Dutifully, we all bought some tickets and, lo and behold, Jill won a tray of sausages.

As Ray and Lynne were leaving the next morning to head home, it was agreed we would have a BBQ breakfast on the beach to consume the snags.

Saturday morning was perfect for our BBQ on the beach. Betka Beach was the selected venue, only ten minutes out of town with BBQ, tables, toilets and a nice quiet sandy beach.

What a life. Sausages, eggs, bacon all on toast done on the BBQ, listening to the gentle lap of the water and the birdsong in the surrounding scrub. And it was all ours!

With the nourishment of the troops done, it was time for Ray and Lynne to leave and wend their way home.

After our goodbyes, they headed back to town, while we went on to investigate a couple of beaches we had passed on the first day.

The first of these was Quarry Beach, named because in bygone days, some stone was extracted from here for local use.

For the amateur geologist, this beach and its coast was a wonderland. As we looked around, we could see rocks twisted and contorted by actions of probably millions of years ago.
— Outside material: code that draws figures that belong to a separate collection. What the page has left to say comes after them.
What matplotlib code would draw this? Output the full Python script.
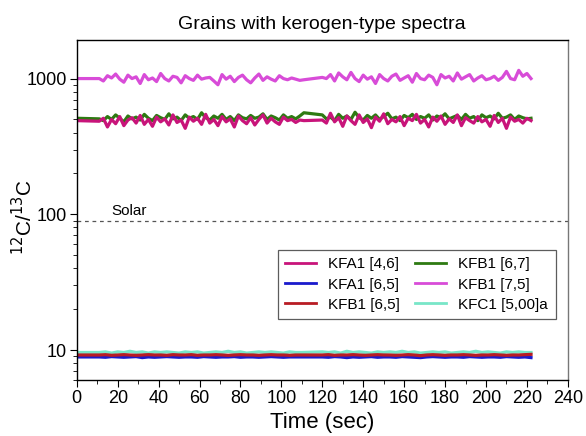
import matplotlib.pyplot as plt
from matplotlib.ticker import LogLocator, NullFormatter, MultipleLocator

plt.rcParams['font.family'] = ['Liberation Sans', 'DejaVu Sans']

# time grid (sec) for the upper, noisier grains
time_hi = [0, 11, 13, 15, 17, 19, 21, 23, 25, 27, 29, 31, 33, 35, 37, 39, 41, 43, 45, 47,
           49, 51, 53, 55, 57, 59, 61, 63, 65, 67, 69, 71, 73, 75, 77, 79, 81, 83, 85, 87,
           89, 91, 93, 95, 97, 99, 101, 103, 105, 107, 109, 111,
           120, 122, 124, 126, 128, 130, 132, 134, 136, 138, 140, 142, 144, 146, 148, 150,
           152, 154, 156, 158, 160, 162, 164, 166, 168, 170, 172, 174, 176, 178, 180, 182,
           184, 186, 188, 190, 192, 194, 196, 198, 200, 202, 204, 206, 208, 210, 212, 214,
           216, 218, 220, 222]

# time grid (sec) for the low-ratio grains
time_lo = [0, 11, 14, 17, 20, 23, 26, 29, 32, 35, 38, 41, 44, 47, 50, 53, 56, 59, 62, 65,
           68, 71, 74, 77, 80, 83, 86, 89, 92, 95, 98, 101, 104, 107, 110,
           120, 123, 126, 129, 132, 135, 138, 141, 144, 147, 150, 153, 156, 159, 162,
           165, 168, 171, 174, 177, 180, 183, 186, 189, 192, 195, 198, 201, 204, 207,
           210, 213, 216, 219, 222]

kfb1_75 = [1000, 1000, 960, 1050, 1010, 1080, 990, 940, 1060, 1000,
           1030, 920, 1070, 980, 1010, 950, 1090, 1000, 960, 1040,
           1020, 930, 1050, 1000, 970, 1060, 990, 1010, 1020, 960,
           900, 1070, 990, 1040, 950, 1020, 1060, 980, 930, 1010,
           1080, 970, 1030, 990, 960, 1050, 1000, 980, 1010, 990,
           970, 980,
           1020, 1000, 1070, 960, 1100, 1030, 980, 1110, 1000, 950,
           1060, 990, 1030, 920, 1070, 1000, 960, 1040, 1080, 970,
           1010, 1050, 940, 1090, 1000, 980, 1060, 1020, 900, 1070,
           1010, 1040, 960, 1100, 990, 1030, 1070, 960, 1010, 1050,
           980, 1000, 1040, 970, 1020, 1130, 1000, 980, 1150, 1040,
           1090, 1000]

kfb1_67 = [510, 505, 490, 525, 500, 540, 510, 480, 530, 505,
           520, 495, 545, 510, 490, 535, 515, 500, 550, 505,
           520, 490, 540, 510, 525, 500, 560, 515, 495, 530,
           510, 545, 500, 525, 490, 540, 515, 505, 535, 510,
           520, 550, 500, 530, 515, 495, 540, 510, 525, 505,
           530, 560,
           540, 505, 520, 490, 545, 510, 530, 500, 565, 515,
           495, 535, 510, 540, 500, 525, 555, 505, 520, 490,
           535, 515, 545, 500, 525, 510, 540, 495, 530, 515,
           550, 505, 520, 535, 500, 545, 510, 525, 490, 540,
           515, 530, 505, 555, 510, 520, 540, 500, 530, 515,
           505, 510]

kfa1_46 = [490, 485, 510, 440, 500, 465, 525, 450, 495, 515,
           470, 535, 460, 500, 445, 520, 480, 505, 455, 540,
           475, 495, 430, 520, 485, 510, 460, 545, 470, 500,
           450, 525, 480, 505, 440, 530, 490, 465, 515, 455,
           500, 540, 470, 510, 480, 460, 520, 490, 500, 475,
           495, 490,
           495, 470, 555, 480, 515, 445, 530, 490, 460, 540,
           475, 505, 435, 520, 485, 550, 465, 500, 480, 525,
           450, 510, 490, 545, 470, 500, 440, 520, 485, 530,
           460, 505, 475, 540, 450, 515, 490, 470, 525, 480,
           500, 445, 535, 475, 510, 430, 520, 485, 500, 470,
           510, 490]

kfc1_500 = [9.6, 9.6, 9.7, 9.5, 9.7, 9.6, 9.8, 9.6, 9.7, 9.5,
            9.7, 9.6, 9.7, 9.6, 9.5, 9.7, 9.6, 9.7, 9.5, 9.6,
            9.7, 9.6, 9.8, 9.6, 9.7, 9.5, 9.6, 9.7, 9.6, 9.7,
            9.6, 9.5, 9.7, 9.6, 9.6,
            9.7, 9.6, 9.7, 9.5, 9.8, 9.6, 9.7, 9.6, 9.5, 9.7,
            9.6, 9.7, 9.6, 9.8, 9.6, 9.7, 9.5, 9.6, 9.7, 9.6,
            9.7, 9.5, 9.6, 9.7, 9.6, 9.8, 9.6, 9.7, 9.6, 9.5,
            9.7, 9.6, 9.7, 9.6, 9.6]

kfb1_65 = [9.2, 9.2, 9.25, 9.15, 9.2, 9.25, 9.2, 9.15, 9.2, 9.25,
           9.2, 9.2, 9.15, 9.25, 9.2, 9.2, 9.25, 9.15, 9.2, 9.2,
           9.25, 9.2, 9.15, 9.2, 9.25, 9.2, 9.2, 9.15, 9.2, 9.25,
           9.2, 9.2, 9.15, 9.2, 9.2,
           9.2, 9.25, 9.15, 9.2, 9.2, 9.25, 9.2, 9.15, 9.2, 9.25,
           9.2, 9.2, 9.15, 9.2, 9.25, 9.2, 9.1, 9.2, 9.25, 9.2,
           9.15, 9.2, 9.2, 9.25, 9.2, 9.15, 9.2, 9.2, 9.25, 9.2,
           9.15, 9.2, 9.2, 9.25, 9.3]

kfa1_65 = [8.9, 8.9, 8.85, 8.95, 8.9, 8.85, 8.9, 8.95, 8.8, 8.9,
           8.85, 8.9, 8.95, 8.9, 8.85, 8.9, 8.9, 8.85, 8.95, 8.9,
           8.85, 8.9, 8.9, 8.95, 8.85, 8.9, 8.9, 8.85, 8.9, 8.95,
           8.9, 8.85, 8.9, 8.9, 8.9,
           8.9, 8.85, 8.95, 8.9, 8.8, 8.9, 8.85, 8.9, 8.95, 8.85,
           8.9, 8.9, 8.85, 8.95, 8.9, 8.85, 8.8, 8.9, 8.95, 8.9,
           8.85, 8.9, 8.9, 8.85, 8.95, 8.9, 8.85, 8.9, 8.9, 8.85,
           8.95, 8.9, 8.85, 8.9, 8.8]

solar = 89

fig = plt.figure(figsize=(5.86, 4.36), dpi=100)
ax = fig.add_axes([0.131, 0.128, 0.838, 0.78])

lw = 2.3
l_a46, = ax.plot([], [], color='#c8147a', lw=lw, label='KFA1 [4,6]')
l_a65, = ax.plot(time_lo, kfa1_65, color='#1a1acc', lw=lw, label='KFA1 [6,5]')
l_b65, = ax.plot(time_lo, kfb1_65, color='#b81c24', lw=lw, label='KFB1 [6,5]')
l_c1, = ax.plot(time_lo, kfc1_500, color='#78e6c8', lw=lw, label='KFC1 [5,00]a', zorder=1.5)
l_b67, = ax.plot(time_hi, kfb1_67, color='#2e7a12', lw=lw, label='KFB1 [6,7]')
ax.plot(time_hi, kfa1_46, color='#c8147a', lw=lw)
l_b75, = ax.plot(time_hi, kfb1_75, color='#d84cd8', lw=lw, label='KFB1 [7,5]')

ax.axhline(solar, color='#555555', lw=0.9, ls=(0, (3, 3)))
ax.text(17, solar * 1.06, 'Solar', fontsize=11, ha='left', va='bottom')

ax.set_yscale('log')
ax.set_ylim(6, 1920)
ax.set_xlim(0, 240)
ax.xaxis.set_major_locator(MultipleLocator(20))
ax.xaxis.set_minor_locator(MultipleLocator(10))
ax.yaxis.set_minor_locator(LogLocator(base=10, subs=range(2, 10), numticks=10))
ax.yaxis.set_minor_formatter(NullFormatter())
ax.set_yticks([10, 100, 1000])
ax.set_yticklabels(['10', '100', '1000'])
ax.tick_params(which='major', direction='out', length=5, labelsize=13, pad=2)
ax.tick_params(which='minor', direction='out', length=3)
ax.tick_params(right=False, top=False, which='both')
for s in ax.spines.values():
    s.set_linewidth(1.0)
ax.spines['right'].set_color('#777777')

ax.set_title('Grains with kerogen-type spectra', fontsize=14, pad=8)
ax.set_xlabel('Time (sec)', fontsize=16, labelpad=4)
ax.set_ylabel('$^{12}$C/$^{13}$C', fontsize=15)
ax.yaxis.set_label_coords(-0.082, 0.48)

handles = [l_a46, l_a65, l_b65, l_b67, l_b75, l_c1]
leg = ax.legend(handles=handles, ncol=2, loc='lower right',
                bbox_to_anchor=(0.975, 0.179), fontsize=11, frameon=True,
                fancybox=False, edgecolor='#333333', handlelength=2.0,
                columnspacing=1.0, handletextpad=0.8, borderpad=0.5,
                labelspacing=0.4, borderaxespad=0)
leg.get_frame().set_linewidth(0.9)
for h in leg.get_lines():
    h.set_linewidth(2.0)

fig.savefig('out.png', dpi=100)
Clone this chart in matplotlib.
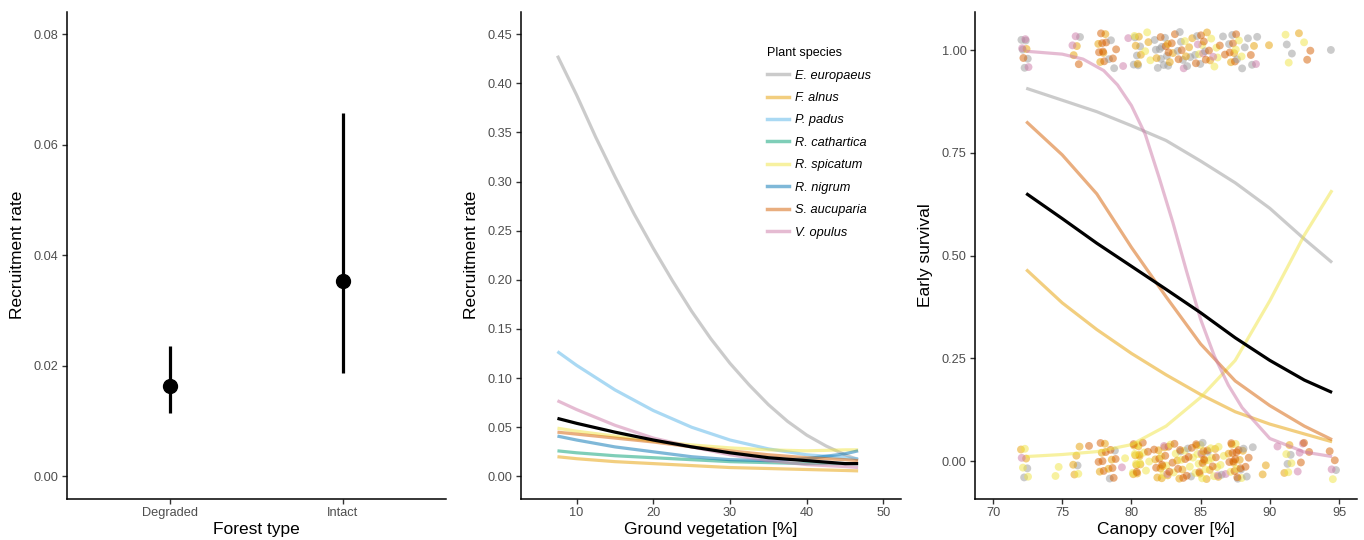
import numpy as np
import matplotlib
matplotlib.use('Agg')
import matplotlib.pyplot as plt
from matplotlib.lines import Line2D
from matplotlib.ticker import FormatStrFormatter

plt.rcParams['font.family'] = ['Liberation Sans', 'DejaVu Sans']

# ---------------- Panel 1 data ----------------
forest_types = ['Degraded', 'Intact']
rate_est = [0.0163, 0.0353]
rate_lo = [0.0114, 0.0187]
rate_hi = [0.0236, 0.0658]

# ---------------- species / colours ----------------
species = ['E. europaeus', 'F. alnus', 'P. padus', 'R. cathartica',
           'R. spicatum', 'R. nigrum', 'S. aucuparia', 'V. opulus']
species_colors = ['#999999', '#E69F00', '#56B4E9', '#009E73',
                  '#F0E442', '#0072B2', '#D55E00', '#CC79A7']

# ---------------- Panel 2 data ----------------
veg_x = [7.5, 10, 15, 20, 25, 30, 35, 40, 45, 46.7]
europaeus_x = [7.5, 10, 12.5, 15, 17.5, 20, 22.5, 25, 27.5, 30, 32.5, 35, 37.5, 40, 42.5, 45, 46.7]
veg_europaeus = [0.428, 0.388, 0.345, 0.305, 0.267, 0.232, 0.199, 0.168, 0.140, 0.115,
                 0.093, 0.073, 0.056, 0.042, 0.031, 0.022, 0.017]
veg_alnus = [0.020, 0.018, 0.015, 0.013, 0.011, 0.009, 0.008, 0.007, 0.006, 0.0056]
veg_padus = [0.127, 0.113, 0.088, 0.067, 0.050, 0.037, 0.028, 0.022, 0.019, 0.018]
veg_cathartica = [0.026, 0.024, 0.021, 0.019, 0.017, 0.015, 0.014, 0.013, 0.013, 0.013]
veg_spicatum = [0.049, 0.046, 0.041, 0.036, 0.032, 0.029, 0.027, 0.026, 0.027, 0.027]
veg_nigrum = [0.041, 0.037, 0.030, 0.025, 0.020, 0.017, 0.016, 0.018, 0.023, 0.026]
veg_aucuparia = [0.045, 0.043, 0.039, 0.035, 0.030, 0.026, 0.022, 0.019, 0.017, 0.016]
veg_opulus = [0.077, 0.068, 0.052, 0.039, 0.030, 0.022, 0.016, 0.012, 0.010, 0.009]
veg_overall = [0.059, 0.054, 0.045, 0.037, 0.030, 0.024, 0.019, 0.016, 0.013, 0.013]

# ---------------- Panel 3 data ----------------
cov_x = [72.4, 75, 77.5, 80, 82.5, 85, 87.5, 90, 92.5, 94.5]
surv_europaeus = [0.907, 0.878, 0.850, 0.816, 0.780, 0.730, 0.677, 0.615, 0.540, 0.483]
surv_alnus = [0.466, 0.385, 0.320, 0.262, 0.210, 0.162, 0.120, 0.090, 0.066, 0.047]
surv_spicatum = [0.011, 0.016, 0.023, 0.040, 0.085, 0.155, 0.245, 0.390, 0.550, 0.659]
surv_aucuparia = [0.826, 0.745, 0.650, 0.520, 0.400, 0.285, 0.195, 0.135, 0.085, 0.052]
surv_overall = [0.651, 0.590, 0.530, 0.474, 0.418, 0.361, 0.300, 0.245, 0.197, 0.167]
opulus_x = [72.4, 75, 76.5, 78, 79, 80, 81, 82, 83, 84, 85, 86, 87, 88, 90, 92.5, 94.5]
surv_opulus = [0.997, 0.990, 0.978, 0.950, 0.915, 0.865, 0.795, 0.690, 0.580, 0.460,
               0.345, 0.255, 0.185, 0.130, 0.055, 0.022, 0.011]

plot_cover = [72.3, 74.6, 76.0, 77.0, 77.9, 78.6, 79.6, 80.4, 81.1, 81.9,
              82.4, 82.9, 83.6, 84.2, 84.9, 85.4, 86.0, 86.6, 87.3, 87.8,
              88.2, 88.9, 89.7, 90.4, 91.3, 92.3, 92.7, 94.5]
alive_europaeus = [5,0,1,0,0,3,0,5,0,5,5,0,4,2,3,1,0,1,2,2,2,2,0,0,2,0,0,1]
dead_europaeus  = [2,0,1,0,0,2,0,0,0,0,0,0,1,2,0,2,0,1,0,2,2,1,0,0,2,0,0,1]
alive_alnus     = [1,0,2,0,4,0,0,4,1,1,0,3,0,3,0,2,0,0,2,0,0,1,1,0,0,1,0,0]
dead_alnus      = [2,0,4,0,3,2,0,9,0,5,3,0,3,0,3,4,2,0,3,2,0,0,2,0,2,0,0,0]
alive_spicatum  = [0,0,0,0,0,0,0,1,3,0,0,0,1,0,2,0,4,0,0,2,1,0,0,0,2,1,0,0]
dead_spicatum   = [3,2,1,0,0,0,1,5,3,0,3,3,2,2,4,3,4,3,2,2,0,0,0,0,3,0,0,1]
alive_aucuparia = [1,0,1,0,6,2,0,0,0,0,2,3,2,0,2,3,0,2,4,0,0,1,0,0,0,0,2,0]
dead_aucuparia  = [0,0,0,1,5,4,0,2,2,3,3,3,4,3,3,2,2,0,6,4,2,0,0,0,0,1,2,2]
alive_opulus    = [3,0,2,0,0,0,2,0,0,0,0,0,1,0,2,0,1,0,0,0,0,1,0,0,0,0,0,0]
dead_opulus     = [1,0,0,0,0,0,1,0,0,0,2,0,0,0,1,0,1,1,0,0,0,0,0,1,0,3,0,1]

# ---------------- figure ----------------
fig = plt.figure(figsize=(13.64, 5.40), dpi=100)
W, H = 1364.0, 540.0
y_top, y_bot = 12.0, 498.5
bot = (H - y_bot) / H
hgt = (y_bot - y_top) / H
ax1 = fig.add_axes([67 / W, bot, (446 - 67) / W, hgt])
ax2 = fig.add_axes([521 / W, bot, (900.7 - 521) / W, hgt])
ax3 = fig.add_axes([975 / W, bot, (1357 - 975) / W, hgt])

tick_col = '#4D4D4D'
for ax in (ax1, ax2, ax3):
    ax.spines['top'].set_visible(False)
    ax.spines['right'].set_visible(False)
    for s in ('left', 'bottom'):
        ax.spines[s].set_linewidth(1.1)
        ax.spines[s].set_color('black')
    ax.tick_params(axis='both', direction='out', length=3.5, width=1.0,
                   color='#333333', labelcolor=tick_col, labelsize=9.2, pad=2.5)

# Panel 1
xpos = np.arange(1, len(forest_types) + 1)
for xi, e, lo, hi in zip(xpos, rate_est, rate_lo, rate_hi):
    ax1.plot([xi, xi], [lo, hi], color='black', lw=2.3, solid_capstyle='butt')
ax1.plot(xpos, rate_est, 'o', color='black', markersize=10)
ax1.set_xlim(0.4, 2.6)
ax1.set_ylim(-0.004, 0.084)
ax1.set_xticks(xpos)
ax1.set_xticklabels(forest_types)
ax1.set_yticks([0, 0.02, 0.04, 0.06, 0.08])
ax1.yaxis.set_major_formatter(FormatStrFormatter('%.2f'))
ax1.set_xlabel('Forest type', fontsize=12.5, labelpad=2)
ax1.set_ylabel('Recruitment rate', fontsize=12.5, labelpad=6)

# Panel 2
veg_series = [(europaeus_x, veg_europaeus), (veg_x, veg_alnus), (veg_x, veg_padus),
              (veg_x, veg_cathartica), (veg_x, veg_spicatum), (veg_x, veg_nigrum),
              (veg_x, veg_aucuparia), (veg_x, veg_opulus)]
for sp, col, (xs, ys) in zip(species, species_colors, veg_series):
    ax2.plot(xs, ys, color=col, alpha=0.5, lw=2.3, solid_capstyle='butt')
ax2.plot(veg_x, veg_overall, color='black', lw=2.3, solid_capstyle='butt')
ax2.set_xlim(2.75, 52.25)
ax2.set_ylim(-0.0225, 0.4725)
ax2.set_xticks([10, 20, 30, 40, 50])
ax2.set_yticks(np.round(np.arange(0, 0.451, 0.05), 2))
ax2.yaxis.set_major_formatter(FormatStrFormatter('%.2f'))
ax2.set_xlabel('Ground vegetation [%]', fontsize=12.5, labelpad=2)
ax2.set_ylabel('Recruitment rate', fontsize=12.5, labelpad=6)

handles = [Line2D([0], [0], color=c, alpha=0.5, lw=2.5) for c in species_colors]
leg = ax2.legend(handles, species, loc='upper left', bbox_to_anchor=(0.648, 0.928),
                 frameon=False, title='Plant species', fontsize=9.2,
                 title_fontsize=9.0, handlelength=1.7, handletextpad=0.5,
                 labelspacing=0.82, borderpad=0, borderaxespad=0)
for t in leg.get_texts():
    t.set_fontstyle('italic')
leg._legend_box.align = 'left'

# Panel 3 points
alive_sets = [alive_europaeus, alive_alnus, alive_spicatum, alive_aucuparia, alive_opulus]
dead_sets = [dead_europaeus, dead_alnus, dead_spicatum, dead_aucuparia, dead_opulus]
pt_colors = ['#999999', '#E69F00', '#F0E442', '#D55E00', '#CC79A7']
px, py, pc = [], [], []
k = 0
for i, cov in enumerate(plot_cover):
    for outcome, sets in ((1.0, alive_sets), (0.0, dead_sets)):
        for sset, col in zip(sets, pt_colors):
            for _ in range(sset[i]):
                k += 1
                jx = ((k * 0.6180339887) % 1.0 - 0.5) * 0.6
                jy = ((k * 0.7548776662) % 1.0 - 0.5) * 0.09
                px.append(cov + jx)
                py.append(outcome + jy)
                pc.append(col)
ax3.scatter(px, py, s=32, c=pc, alpha=0.5, linewidths=0, zorder=2)

surv_series = [(cov_x, surv_europaeus, '#999999'), (cov_x, surv_alnus, '#E69F00'),
               (cov_x, surv_spicatum, '#F0E442'), (cov_x, surv_aucuparia, '#D55E00'),
               (opulus_x, surv_opulus, '#CC79A7')]
for xs, ys, col in surv_series:
    ax3.plot(xs, ys, color=col, alpha=0.5, lw=2.3, zorder=3, solid_capstyle='butt')
ax3.plot(cov_x, surv_overall, color='black', lw=2.3, zorder=4, solid_capstyle='butt')
ax3.set_xlim(68.7, 96.3)
ax3.set_ylim(-0.091, 1.0925)
ax3.set_xticks([70, 75, 80, 85, 90, 95])
ax3.set_yticks([0, 0.25, 0.5, 0.75, 1.0])
ax3.yaxis.set_major_formatter(FormatStrFormatter('%.2f'))
ax3.set_xlabel('Canopy cover [%]', fontsize=12.5, labelpad=2)
ax3.set_ylabel('Early survival', fontsize=12.5, labelpad=6)

fig.savefig('out.png', dpi=100)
The subsequent erosion by wind, rain and tide, had created amazing shapes and sculptures. The layers of soil, sand, limestone, pebbles and in one section, a soft, yellow layer which we assumed was sulphur in some form, were easy to see and dissect.
For the beachcombers, they too found much of interest. Baby fish, anemones and the like were skulking in the rock pools. Large, purple/red crabs scuttled across the sand until disturbed. Then they backed themselves into rock crevices with just their large claws visible, a threat to  any unwanted approaches.

The other beach, Secret Beach, was again another lovely, quiet, secluded beach away from the mainstream. Again, the beachcombers found much to interest them.

After lunch back at camp, it was into the vehicles again to travel to the other side of the Inlet and into N.S.W. to walk through the Maxwells Road Flora Reserve.

From the Princes Highway, we turned down Maxwells Road and travelled through the Nadgee State Forest to the Nature Walk.

The walk is only 1.2kms around, but it  takes you through a lush Lillypilly and Pinkwood forest, with a thick understory of tree ferns, lichens and mosses.  Signboards along the way highlight the various species you come across.

It is one of the very few areas where Pinkwood (eucryphia moorei) survives and as we walked around, we came across many of its large white flowers carelessly dropped on the path.

A lovely, easy walk and thoroughly   recommended if you are in the area. On a hot summer day, it would be a great refuge.

A little further along Maxwells Road and not very prominently signed, is a turnoff to a small picnic area.

Here there is a magnificent vista over Mallacoota Inlet and Bass Strait. I am told by those who did both, that it was a better view than from Genoa Peak. And nowhere near as strenuous to get to.

This was a perfect quiet spot to have afternoon tea. We didn’t let the opportunity pass.
The return home was via Duncans Road and New Binns Road to Wallagaraugh Road. “Road” is a significant misnomer. They were very much tracks, which, at times,       disappeared into overgrowth.

It was obvious there had not been any traffic along them for quite some time.

The old wooden bridge over the Wallgaruagh River proved worth a look. While there, we disturbed a metre long goanna, which showed its disdain for us by scooting up a tree.

That evening we had our last Happy Hour and next morning packed up and made our respective ways home.

All in all, it was a great week, with lots of new discoveries and plenty of scenic travels.

The trip basically covered the far eastern section of the Croajigalong National Park. There is plenty of the middle and western sections of this wilderness still to see. Look for a trip later in the year.

To those on the trip, thanks for your   company and great spirit. I think everyone enjoyed themselves.